------ Data segment

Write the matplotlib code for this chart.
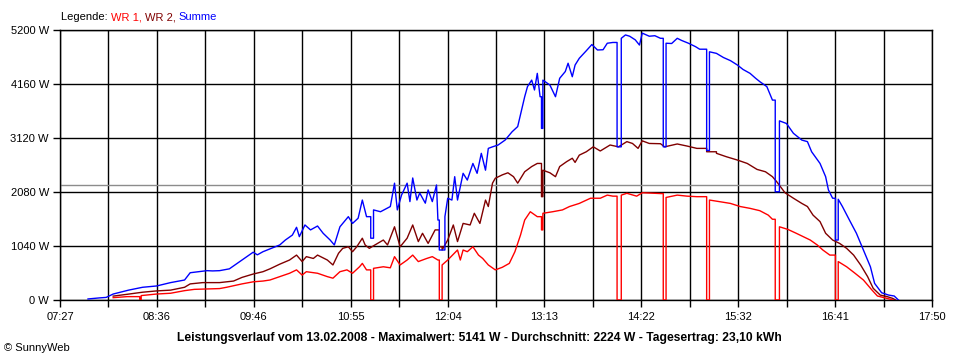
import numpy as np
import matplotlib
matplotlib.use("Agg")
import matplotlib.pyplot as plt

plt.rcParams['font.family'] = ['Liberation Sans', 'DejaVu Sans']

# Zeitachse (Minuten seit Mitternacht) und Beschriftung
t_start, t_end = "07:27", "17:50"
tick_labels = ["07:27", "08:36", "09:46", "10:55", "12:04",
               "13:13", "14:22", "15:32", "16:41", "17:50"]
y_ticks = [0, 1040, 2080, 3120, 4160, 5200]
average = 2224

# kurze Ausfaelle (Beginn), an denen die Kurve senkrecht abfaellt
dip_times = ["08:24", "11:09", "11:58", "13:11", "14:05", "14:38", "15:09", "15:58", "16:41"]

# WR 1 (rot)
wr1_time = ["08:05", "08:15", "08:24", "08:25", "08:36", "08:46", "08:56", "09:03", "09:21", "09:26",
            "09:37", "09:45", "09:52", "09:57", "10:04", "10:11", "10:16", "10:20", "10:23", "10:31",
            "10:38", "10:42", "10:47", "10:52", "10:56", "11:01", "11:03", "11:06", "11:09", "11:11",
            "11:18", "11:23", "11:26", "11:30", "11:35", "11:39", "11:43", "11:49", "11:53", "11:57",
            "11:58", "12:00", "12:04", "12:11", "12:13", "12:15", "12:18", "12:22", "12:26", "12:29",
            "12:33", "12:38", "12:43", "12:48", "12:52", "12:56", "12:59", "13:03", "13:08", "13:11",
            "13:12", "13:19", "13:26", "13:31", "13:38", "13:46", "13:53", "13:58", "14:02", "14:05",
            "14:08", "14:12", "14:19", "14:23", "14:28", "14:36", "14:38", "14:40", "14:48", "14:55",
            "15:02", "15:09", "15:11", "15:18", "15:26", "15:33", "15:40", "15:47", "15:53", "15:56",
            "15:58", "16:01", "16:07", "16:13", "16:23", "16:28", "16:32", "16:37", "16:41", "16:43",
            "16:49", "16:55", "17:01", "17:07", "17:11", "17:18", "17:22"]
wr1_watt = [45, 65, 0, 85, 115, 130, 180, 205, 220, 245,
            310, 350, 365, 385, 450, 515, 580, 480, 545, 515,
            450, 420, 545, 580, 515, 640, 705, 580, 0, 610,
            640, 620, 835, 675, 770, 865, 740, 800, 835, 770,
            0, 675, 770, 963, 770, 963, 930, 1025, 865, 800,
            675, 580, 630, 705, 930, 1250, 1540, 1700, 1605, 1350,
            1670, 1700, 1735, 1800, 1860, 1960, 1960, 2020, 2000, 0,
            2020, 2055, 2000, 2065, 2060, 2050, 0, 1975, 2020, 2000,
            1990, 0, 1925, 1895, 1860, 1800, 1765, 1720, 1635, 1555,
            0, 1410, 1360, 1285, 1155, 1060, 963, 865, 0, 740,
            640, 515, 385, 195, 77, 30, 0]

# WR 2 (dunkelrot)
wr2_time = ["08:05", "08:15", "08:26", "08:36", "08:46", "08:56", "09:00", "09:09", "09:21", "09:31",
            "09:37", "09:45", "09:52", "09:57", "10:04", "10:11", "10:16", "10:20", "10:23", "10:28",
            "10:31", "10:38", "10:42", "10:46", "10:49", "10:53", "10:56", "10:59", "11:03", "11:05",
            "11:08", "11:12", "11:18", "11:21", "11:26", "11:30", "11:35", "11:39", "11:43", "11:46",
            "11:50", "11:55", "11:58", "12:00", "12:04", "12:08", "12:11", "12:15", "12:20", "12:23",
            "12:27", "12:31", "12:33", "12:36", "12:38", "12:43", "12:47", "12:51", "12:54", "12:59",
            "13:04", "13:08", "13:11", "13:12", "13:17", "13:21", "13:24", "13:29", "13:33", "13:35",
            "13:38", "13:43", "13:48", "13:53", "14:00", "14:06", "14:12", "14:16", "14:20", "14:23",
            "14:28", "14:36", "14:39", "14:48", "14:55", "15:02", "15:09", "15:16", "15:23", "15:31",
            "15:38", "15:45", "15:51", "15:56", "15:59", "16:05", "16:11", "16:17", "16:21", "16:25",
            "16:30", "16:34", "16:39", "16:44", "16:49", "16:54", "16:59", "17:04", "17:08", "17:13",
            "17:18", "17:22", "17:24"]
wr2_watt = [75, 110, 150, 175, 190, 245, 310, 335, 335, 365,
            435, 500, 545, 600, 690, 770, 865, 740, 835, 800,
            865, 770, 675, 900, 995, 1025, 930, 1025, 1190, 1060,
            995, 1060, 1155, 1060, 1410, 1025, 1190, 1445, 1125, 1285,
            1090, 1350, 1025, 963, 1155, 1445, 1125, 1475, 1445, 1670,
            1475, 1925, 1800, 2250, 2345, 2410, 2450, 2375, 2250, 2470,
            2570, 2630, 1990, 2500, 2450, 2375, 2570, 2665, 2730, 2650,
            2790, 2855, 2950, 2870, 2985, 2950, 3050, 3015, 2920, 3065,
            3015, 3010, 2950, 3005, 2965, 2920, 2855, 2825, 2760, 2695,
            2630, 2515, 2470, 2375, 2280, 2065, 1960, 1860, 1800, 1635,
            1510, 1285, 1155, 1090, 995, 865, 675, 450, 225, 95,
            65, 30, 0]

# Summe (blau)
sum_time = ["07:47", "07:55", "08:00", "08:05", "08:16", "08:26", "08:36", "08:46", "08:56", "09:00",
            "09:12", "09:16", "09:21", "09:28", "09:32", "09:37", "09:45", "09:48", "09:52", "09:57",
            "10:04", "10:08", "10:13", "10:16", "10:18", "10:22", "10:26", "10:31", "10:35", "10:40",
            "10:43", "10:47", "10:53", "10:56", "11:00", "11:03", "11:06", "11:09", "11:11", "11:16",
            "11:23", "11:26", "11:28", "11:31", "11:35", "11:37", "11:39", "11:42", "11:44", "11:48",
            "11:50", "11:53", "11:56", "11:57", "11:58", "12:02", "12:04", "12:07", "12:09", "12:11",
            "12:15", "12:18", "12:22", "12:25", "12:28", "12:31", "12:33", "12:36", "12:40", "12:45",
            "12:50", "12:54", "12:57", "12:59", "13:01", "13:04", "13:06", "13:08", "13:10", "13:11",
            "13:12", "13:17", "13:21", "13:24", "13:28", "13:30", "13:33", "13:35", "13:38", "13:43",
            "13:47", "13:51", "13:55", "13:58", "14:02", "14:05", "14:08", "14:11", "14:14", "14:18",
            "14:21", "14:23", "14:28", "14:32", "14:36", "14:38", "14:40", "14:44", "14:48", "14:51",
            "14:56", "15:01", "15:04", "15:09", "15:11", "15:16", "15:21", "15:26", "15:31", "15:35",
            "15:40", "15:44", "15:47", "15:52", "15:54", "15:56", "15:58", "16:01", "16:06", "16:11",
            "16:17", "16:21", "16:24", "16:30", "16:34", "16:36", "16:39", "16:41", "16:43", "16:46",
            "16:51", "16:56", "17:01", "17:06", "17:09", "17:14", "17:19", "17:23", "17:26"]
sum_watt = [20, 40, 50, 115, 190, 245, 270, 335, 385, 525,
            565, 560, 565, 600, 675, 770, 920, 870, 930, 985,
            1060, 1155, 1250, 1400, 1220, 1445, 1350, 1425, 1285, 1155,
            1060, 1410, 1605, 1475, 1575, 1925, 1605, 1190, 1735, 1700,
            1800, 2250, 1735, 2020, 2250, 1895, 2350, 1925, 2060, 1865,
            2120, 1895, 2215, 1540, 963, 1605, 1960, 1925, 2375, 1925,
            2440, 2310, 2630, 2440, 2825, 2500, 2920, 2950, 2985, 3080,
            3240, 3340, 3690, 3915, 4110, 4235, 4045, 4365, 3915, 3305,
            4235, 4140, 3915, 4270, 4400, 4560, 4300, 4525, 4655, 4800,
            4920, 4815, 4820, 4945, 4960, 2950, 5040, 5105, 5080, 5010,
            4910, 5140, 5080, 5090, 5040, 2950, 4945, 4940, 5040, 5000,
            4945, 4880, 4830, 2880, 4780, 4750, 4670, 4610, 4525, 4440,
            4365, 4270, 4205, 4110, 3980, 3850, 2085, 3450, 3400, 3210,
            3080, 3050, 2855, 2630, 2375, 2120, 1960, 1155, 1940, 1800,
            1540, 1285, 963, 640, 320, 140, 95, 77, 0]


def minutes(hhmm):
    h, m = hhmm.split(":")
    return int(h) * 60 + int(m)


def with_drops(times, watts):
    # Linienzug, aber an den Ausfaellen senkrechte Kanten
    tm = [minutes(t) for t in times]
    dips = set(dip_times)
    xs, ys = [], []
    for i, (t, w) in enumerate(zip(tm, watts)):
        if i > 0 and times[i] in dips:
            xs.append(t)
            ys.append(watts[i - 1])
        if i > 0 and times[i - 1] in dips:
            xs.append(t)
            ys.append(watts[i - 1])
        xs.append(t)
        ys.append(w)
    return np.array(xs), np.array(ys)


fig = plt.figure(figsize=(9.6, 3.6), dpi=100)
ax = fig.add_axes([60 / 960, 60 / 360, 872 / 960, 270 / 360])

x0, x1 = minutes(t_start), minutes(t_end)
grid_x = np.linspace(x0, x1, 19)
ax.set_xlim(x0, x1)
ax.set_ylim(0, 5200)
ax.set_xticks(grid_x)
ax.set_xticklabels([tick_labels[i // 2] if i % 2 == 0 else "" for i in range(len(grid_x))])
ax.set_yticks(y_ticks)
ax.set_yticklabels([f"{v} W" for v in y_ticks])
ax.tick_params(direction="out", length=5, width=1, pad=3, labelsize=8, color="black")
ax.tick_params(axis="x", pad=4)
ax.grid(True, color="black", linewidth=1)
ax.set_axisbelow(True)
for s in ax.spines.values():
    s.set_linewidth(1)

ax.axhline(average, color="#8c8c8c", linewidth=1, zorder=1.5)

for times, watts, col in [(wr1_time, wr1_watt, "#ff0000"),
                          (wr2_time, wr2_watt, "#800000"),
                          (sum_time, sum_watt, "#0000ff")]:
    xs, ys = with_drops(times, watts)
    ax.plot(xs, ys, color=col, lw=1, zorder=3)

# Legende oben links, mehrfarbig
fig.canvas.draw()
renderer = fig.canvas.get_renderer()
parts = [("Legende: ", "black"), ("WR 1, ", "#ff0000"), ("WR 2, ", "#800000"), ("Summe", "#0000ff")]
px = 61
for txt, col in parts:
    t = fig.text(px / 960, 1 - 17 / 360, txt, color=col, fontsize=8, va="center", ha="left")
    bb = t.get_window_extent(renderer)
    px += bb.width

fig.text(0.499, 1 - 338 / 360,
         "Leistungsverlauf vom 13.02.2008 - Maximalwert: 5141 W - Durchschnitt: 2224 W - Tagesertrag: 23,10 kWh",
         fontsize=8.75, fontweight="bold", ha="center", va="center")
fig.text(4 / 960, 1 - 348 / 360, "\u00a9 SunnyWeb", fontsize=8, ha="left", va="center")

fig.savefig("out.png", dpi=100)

------------

What is asked:
Would you reproduce the lines above, from the very first through the line containing "plt.rcParams['font.family'] = ['Liberation", exactly and without the pictures?

Response:
Write the matplotlib code for this chart.
import numpy as np
import matplotlib
matplotlib.use("Agg")
import matplotlib.pyplot as plt

plt.rcParams['font.family'] = ['Liberation Sans', 'DejaVu Sans']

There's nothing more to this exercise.